Recently our daughter has gotten into ballet. It’s nice seeing her so excited about something and dancing about the house, looking forward to her classes each week. And maybe I’m just a proud father, but I think she’s quite good at it for a beginner. I’m endlessly fascinated by things like ballet. During the high point of the pandemic I took up in-line skating. I became obsessed. When I wasn’t skating I would watch videos of people skating. What struck me was how effortless and graceful it looked, despite the fact of the intense strength and muscle control those movements take. We all have, I believe, two bodies. On the one hand there is the surface of the body, the body as it presents itself to the world, the body that is seen. Then there is the dynamic body that is composed of forces and movements. This is how it is with ballet. There is that body given to be seen that looks so delicate, graceful, and fragile, and then there is the intense body of forces and pure strength that brings forth those movements. Ballerinas are tough.
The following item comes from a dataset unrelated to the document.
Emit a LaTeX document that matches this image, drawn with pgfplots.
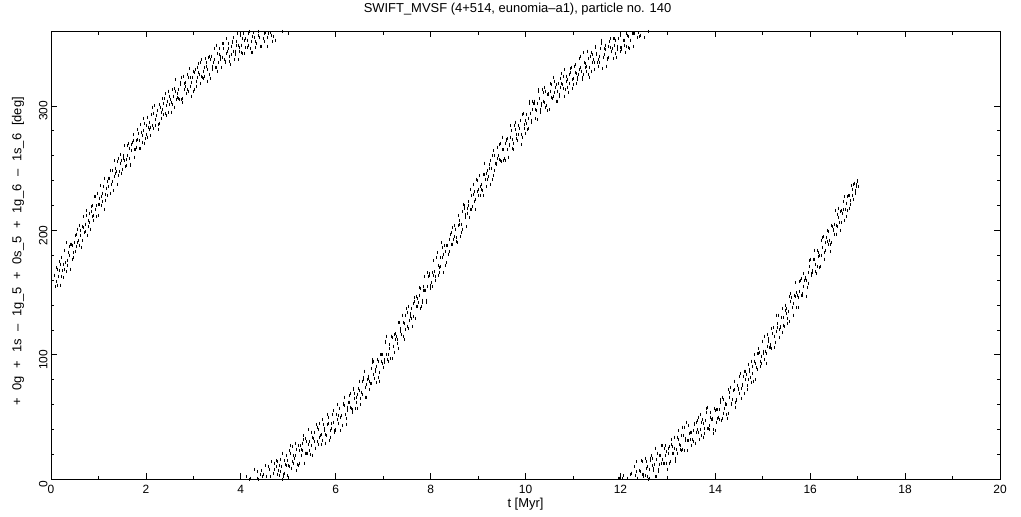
\documentclass[border=0pt]{standalone}
\usepackage{fontspec}
\setmainfont{Liberation Sans}
\usepackage{pgfplots}
\usepackage{pgfplotstable}
\pgfplotsset{compat=1.18}

% t [Myr], c = band centre (unwrapped, deg), p q r s = scatter of the samples (deg)
\pgfplotstableread{
t c p q r s
0.10 161 3 -6 9 -2
0.15 164 -8 5 -1 11
0.20 167 1 -11 6 -4
0.25 171 7 -3 -9 2
0.30 174 -5 10 0 -7
0.35 178 12 -2 -6 4
0.40 181 -1 6 -12 8
0.45 185 4 -8 3 -3
0.50 188 -10 2 8 -5
0.55 191 6 -4 -1 10
0.60 195 -3 9 -7 1
0.65 198 2 -12 5 -6
0.70 202 9 0 -4 3
0.75 205 -6 7 11 -9
0.80 208 0 -5 -2 6
0.85 212 -11 3 7 -1
0.90 215 5 -7 -3 12
0.95 219 -2 8 1 -8
1.00 222 8 -1 -10 4
1.05 225 -4 11 2 -5
1.10 229 1 -6 6 -12
1.15 232 10 -3 -8 2
1.20 235 -7 4 0 7
1.25 239 3 -9 9 -2
1.30 242 -5 6 -3 -10
1.35 245 11 -2 5 1
1.40 248 -1 7 -11 -4
1.45 252 6 -5 2 9
1.50 255 -9 1 -6 3
1.55 258 2 10 -2 -7
1.60 260 -3 -8 8 0
1.65 263 7 3 -5 -11
1.70 265 -12 -1 4 6
1.75 268 4 9 -9 -3
1.80 271 -6 -4 1 10
1.85 273 0 5 -7 -1
1.90 276 9 -10 3 -5
1.95 278 -2 2 12 -8
2.00 281 5 -7 -4 3
2.05 283 -8 8 0 -2
2.10 286 1 -3 -10 7
2.15 288 -4 11 6 -6
2.20 290 10 -6 -1 2
2.25 293 -1 3 -8 -12
2.30 295 6 -9 4 0
2.35 297 -7 0 9 -4
2.40 299 3 7 -5 11
2.45 302 -10 -2 2 -7
2.50 304 8 4 -3 1
2.55 306 -3 -11 7 -5
2.60 308 0 6 -9 4
2.65 309 12 -4 1 -2
2.70 311 -5 2 -6 8
2.75 313 4 -8 10 -10
2.80 315 -9 9 -2 3
2.85 317 2 -1 -7 -4
2.90 318 7 -6 5 12
2.95 320 -4 3 -12 -1
3.00 322 1 -10 6 5
3.05 324 -11 5 -4 -8
3.10 325 6 -2 2 9
3.15 327 -2 8 -9 -3
3.20 328 9 -5 0 -6
3.25 330 -6 1 8 2
3.30 332 3 -12 -3 7
3.35 333 -8 7 4 -11
3.40 335 5 -3 -6 0
3.45 336 -1 10 1 -5
3.50 338 11 -7 -10 4
3.55 339 -4 2 7 -2
3.60 340 0 -9 -1 10
3.65 342 8 4 -5 -7
3.70 343 -7 -1 11 1
3.75 344 2 6 -8 -4
3.80 345 -12 -4 3 6
3.85 346 6 9 -2 -9
3.90 347 -3 -6 5 2
3.95 348 10 1 -11 -1
4.00 349 -5 12 0 -6
4.05 350 4 -8 8 3
4.10 351 -9 3 -4 11
4.15 352 1 -5 6 -3
4.20 353 7 8 -7 -10
4.25 354 -2 -11 2 5
4.30 355 13 0 -3 -8
4.35 356 -6 5 10 1
4.40 357 3 -2 -9 7
4.45 358 -10 9 4 -4
4.50 359 5 -7 -1 12
4.55 360 -1 2 -12 -5
4.60 362 8 -4 6 0
4.65 363 -4 11 -6 -11
4.70 365 0 -9 3 8
4.75 366 -13 4 9 -2
4.80 368 6 -1 -5 3
4.85 369 -3 7 1 -9
4.90 370 11 -6 -8 5
4.95 372 -7 0 7 -1
5.00 373 2 -10 -2 10
5.05 375 -5 6 12 -6
5.10 377 9 -3 -4 2
5.15 379 -2 10 0 -12
5.20 380 4 -8 -9 7
5.25 382 -9 1 5 -3
5.30 384 0 5 -1 11
5.35 385 7 -12 8 -4
5.40 387 -6 3 -6 1
5.45 388 12 -5 2 -8
5.50 390 -3 8 -11 4
5.55 392 1 -2 6 -7
5.60 393 -8 11 -3 9
5.65 395 5 -7 10 -1
5.70 396 -1 0 -8 -5
5.75 398 10 6 1 3
5.80 400 -11 -4 -5 12
5.85 401 3 9 4 -10
5.90 403 -4 -9 -2 2
5.95 404 8 2 11 -6
6.00 406 -7 -6 -7 6
6.05 408 0 12 3 -3
6.10 411 6 -1 -12 0
6.15 413 -2 -10 7 8
6.20 415 11 4 -3 -11
6.25 418 -9 -3 0 4
6.30 420 2 7 9 -2
6.35 422 -5 -8 -6 10
6.40 424 9 1 5 -7
6.45 427 -1 -5 -10 1
6.50 429 4 10 2 -4
6.55 432 -12 -2 -4 7
6.60 435 7 5 12 -9
6.65 437 -3 -11 -1 3
6.70 440 1 3 -8 -1
6.75 443 -6 -6 6 11
6.80 446 10 9 -2 -5
6.85 449 -2 -1 -11 2
6.90 451 5 -9 4 -12
6.95 454 -8 6 1 6
7.00 457 3 -4 -7 -3
7.05 460 -4 11 10 0
7.10 463 12 -7 -3 -8
7.15 466 -1 2 -9 9
7.20 469 6 -12 5 -2
7.25 472 -10 4 0 5
7.30 475 0 -3 -6 -10
7.35 478 8 8 3 1
7.40 481 -5 -5 11 -6
7.45 484 2 1 -12 8
7.50 487 -7 10 7 -4
7.55 490 9 -9 -2 3
7.60 494 -3 3 -5 -11
7.65 497 4 -6 9 6
7.70 500 -11 7 -1 -1
7.75 504 1 -2 4 10
7.80 507 6 -10 -8 -5
7.85 510 -6 5 2 2
7.90 513 10 -1 -11 -9
7.95 517 -2 9 6 7
8.00 520 5 -7 -4 -2
8.05 524 -9 2 12 0
8.10 527 0 -4 -7 11
8.15 531 7 11 1 -7
8.20 534 -4 -8 -3 4
8.25 538 12 0 8 -12
8.30 542 -1 6 -10 1
8.35 545 3 -11 3 -4
8.40 549 -8 4 -6 8
8.45 552 6 -3 10 -3
8.50 556 -3 8 -1 5
8.55 560 1 -6 -9 -10
8.60 563 9 1 5 2
8.65 567 -12 -9 -2 -6
8.70 571 4 10 7 9
8.75 575 -5 -2 -12 -1
8.80 578 0 5 2 -8
8.85 582 11 -5 -5 6
8.90 586 -7 3 11 -3
8.95 589 2 -12 -4 12
9.00 593 -2 7 0 -5
9.05 596 8 -1 -8 1
9.10 599 -6 -7 6 -11
9.15 602 3 12 -1 4
9.20 605 -10 -4 3 -2
9.25 608 5 2 -11 8
9.30 611 -1 -10 9 -7
9.35 614 10 6 -6 0
9.40 617 -4 -3 1 10
9.45 620 0 9 -3 -4
9.50 623 7 -8 12 2
9.55 625 -9 0 -7 -9
9.60 628 2 5 4 6
9.65 630 -5 -11 -2 -1
9.70 632 12 3 8 -6
9.75 635 -2 -5 -10 9
9.80 637 4 10 0 -3
9.85 639 -7 -2 5 3
9.90 641 1 7 -4 -12
9.95 644 9 -9 10 1
10.00 646 -4 2 -8 7
10.05 647 -1 -6 3 -5
10.10 656 6 8 -2 -9
10.15 658 -10 -1 6 4
10.20 659 3 5 -9 -2
10.25 661 -5 -12 1 11
10.30 662 11 4 -5 -7
10.35 664 -2 -4 9 0
10.40 666 5 9 -3 6
10.45 667 -8 -7 2 -11
10.50 669 0 1 -12 3
10.55 670 8 -3 7 -4
10.60 672 -4 11 -1 8
10.65 673 2 -9 4 -1
10.70 675 -11 3 -7 -6
10.75 676 6 -1 10 2
10.80 678 -1 6 -4 -10
10.85 679 10 -6 1 5
10.90 681 -6 0 -10 -3
10.95 682 3 8 5 9
11.00 684 -3 -10 -2 -7
11.05 685 7 2 8 1
11.10 687 -9 -4 -6 -2
11.15 688 1 10 3 12
11.20 690 -2 -7 -9 -5
11.25 691 12 4 0 3
11.30 693 -5 -1 11 -8
11.35 694 4 -11 -3 6
11.40 696 -8 7 5 -1
11.45 697 0 -2 -8 10
11.50 699 9 3 2 -4
11.55 700 -3 -8 -5 0
11.60 701 5 12 9 -11
11.65 702 -12 -3 -1 4
11.70 703 2 6 -11 -6
11.75 704 -6 -5 4 8
11.80 706 8 1 -2 -2
11.85 707 -1 -9 7 2
11.90 708 6 5 -6 -9
11.95 709 -4 -1 12 5
12.00 710 11 -6 -3 -3
12.05 712 -7 9 1 11
12.10 713 0 -4 -10 -5
12.15 715 3 2 6 1
12.20 717 -10 -11 -4 7
12.25 718 7 7 0 -10
12.30 720 -2 -2 10 3
12.35 722 12 4 -7 -1
12.40 724 -5 -8 3 -7
12.45 725 1 10 -1 9
12.50 727 -3 -5 -12 -4
12.55 728 9 1 6 2
12.60 730 -8 -10 -2 -9
12.65 731 4 6 8 6
12.70 732 -1 -3 -5 0
12.75 734 -12 11 2 -12
12.80 735 6 -7 -9 4
12.85 736 -4 3 11 -3
12.90 737 10 -1 -4 8
12.95 739 -6 8 0 -6
13.00 740 2 -12 5 1
13.05 742 -9 4 -8 10
13.10 743 5 -2 3 -2
13.15 745 0 9 -11 -8
13.20 747 -3 -6 7 5
13.25 748 11 0 -1 -4
13.30 750 -7 5 -6 12
13.35 752 3 -9 10 -1
13.40 754 -1 12 -3 -11
13.45 755 8 -4 2 3
13.50 757 -5 1 -10 -5
13.55 758 1 -8 6 7
13.60 760 -11 6 -2 0
13.65 761 6 -3 9 -9
13.70 762 -2 10 -7 4
13.75 764 4 -10 1 -3
13.80 765 -8 2 12 9
13.85 766 12 -5 -5 -6
13.90 767 -4 7 3 1
13.95 769 0 -1 -9 -12
14.00 770 7 -11 5 6
14.05 772 -6 4 -3 -2
14.10 774 2 -6 10 8
14.15 777 -10 9 -8 -4
14.20 779 5 -2 1 2
14.25 781 -1 -9 -12 -8
14.30 783 9 3 7 11
14.35 785 -5 -4 -1 -1
14.40 788 3 11 4 -10
14.45 790 -8 -7 -6 5
14.50 792 0 1 11 -3
14.55 795 10 -10 -2 1
14.60 798 -3 5 -9 9
14.65 801 6 -1 3 -6
14.70 804 -12 8 -4 3
14.75 807 1 -5 8 -9
14.80 809 -4 2 -10 6
14.85 812 8 -12 1 -2
14.90 815 -7 6 6 10
14.95 818 4 -3 -7 -5
15.00 821 -2 10 2 0
15.05 824 11 -8 -1 -11
15.10 827 -6 0 9 4
15.15 831 2 -5 -5 -3
15.20 834 -9 7 3 8
15.25 837 5 -2 -11 -7
15.30 840 -1 12 5 2
15.35 843 9 -9 -3 -1
15.40 847 -4 3 10 -9
15.45 850 0 -6 -7 6
15.50 853 7 4 0 -4
15.55 856 -11 -1 -9 11
15.60 860 3 9 6 -2
15.65 863 -5 -11 -2 5
15.70 866 12 1 4 -8
15.75 870 -2 -4 -12 1
15.80 873 6 7 8 -5
15.85 876 -8 -7 -1 9
15.90 879 1 2 3 -12
15.95 883 -3 -9 -6 3
16.00 886 10 5 11 -1
16.05 890 -6 -2 -4 7
16.10 893 4 11 0 -6
16.15 897 -12 -6 7 2
16.20 900 2 0 -10 -9
16.25 904 -4 8 2 10
16.30 907 8 -10 -5 -3
16.35 911 -1 3 9 0
16.40 914 5 -5 -2 -11
16.45 918 -9 6 -8 5
16.50 921 0 -1 4 -4
16.55 925 11 -8 -1 8
16.60 928 -5 2 10 -2
16.65 932 3 -12 -6 4
16.70 936 -2 7 1 -8
16.75 940 7 -3 -9 2
16.80 943 -7 4 5 -5
16.85 947 1 -6 -3 9
16.90 951 -3 2 6 -6
16.95 954 4 -4 -2 1
17.00 958 -1 1 2 -3
}\band

\pgfplotsset{
  pts/.style={only marks, mark=|, mark size=1.5bp, black,
    line width=1bp, restrict y to domain=0:360, forget plot},
}

% one scatter column, wrapped into 0..360
\newcommand{\bandcol}[2]{%
  \addplot[pts] table[x expr=\thisrow{t}+#2, y expr=\thisrow{c}+\thisrow{#1}] {\band};
  \addplot[pts] table[x expr=\thisrow{t}+#2, y expr=\thisrow{c}+\thisrow{#1}-360] {\band};
  \addplot[pts] table[x expr=\thisrow{t}+#2, y expr=\thisrow{c}+\thisrow{#1}-720] {\band};
}

\newcommand{\ylab}{\spaceskip=0.6em\relax + 0g + 1s -- 1g\_5 + 0s\_5 + 1g\_6 -- 1s\_6 [deg]}

\begin{document}
\begin{tikzpicture}
\begin{axis}[
    name=ax,
    width=949bp, height=448bp, scale only axis,
    xmin=0, xmax=20, ymin=0, ymax=360,
    xtick={0,2,...,20}, ytick={0,100,200,300},
    minor x tick num=1, minor y tick num=4,
    tick align=inside, xtick pos=both, ytick pos=both,
    major tick length=6bp, minor tick length=3.5bp,
    axis line style={line width=0.8bp},
    every tick/.style={black, line width=0.8bp},
    /pgf/number format/assume math mode=true,
    ticklabel style={font=\fontsize{12}{14}\selectfont},
    xticklabel style={yshift=-2bp},
    yticklabel style={rotate=90, anchor=south, xshift=-5bp},
    title={SWIFT\_MVSF (4+514, eunomia--a1), particle no. 140},
    title style={font=\fontsize{13}{15}\selectfont, at={(0.5,1)}, anchor=center, yshift=16bp, xshift=-8bp},
    xlabel={t [Myr]},
    xlabel style={font=\fontsize{13}{15}\selectfont, at={(0.5,0)}, anchor=center, yshift=-25bp},
    ylabel={\ylab},
    ylabel style={font=\fontsize{13}{15}\selectfont, at={(axis description cs:-0.0348,0.509)}, anchor=center},
]
\bandcol{p}{-0.019}
\bandcol{q}{-0.006}
\bandcol{r}{0.006}
\bandcol{s}{0.019}
\end{axis}
\path ([xshift=-51bp,yshift=-37bp]ax.south west) rectangle ([xshift=21bp,yshift=26bp]ax.north east);
\end{tikzpicture}
\end{document}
Last night, after class, she was excitedly talking about how she perfectly executed her first “combination” without looking at any of the other dancers. “I just counted”, she said. For me this was revelatory. Her dance movements are a kind of mathematics. Here I could not help but think of Whitehead’s “eternal objects”. The eternal objects, he says, are pure potentialities like numbers, patterns, a particular shade of green, etc. They are atemporal— hence their eternity —indifferent to “actual occasions” (events, things, bodies), and “ingress” into actual occasions. There is a sort of origami at work here. My daughter’s dance is a sort of folding of numbers into herself. Those numbers are always numerically identical to themselves— which is why they are eternal objects —but as they ingress or fold into her muscles, nerves, tendons, and the architecture of her skeleton they are actualize themselves as something singular to her. This too is true when the dancers dance together, folding the movements of their bodies into one another, as well as those eternal objects. There is a sort of incorporeal force here, a force of the eternal objects, that is compounded with the intense forces of the virtual body and it is beautiful.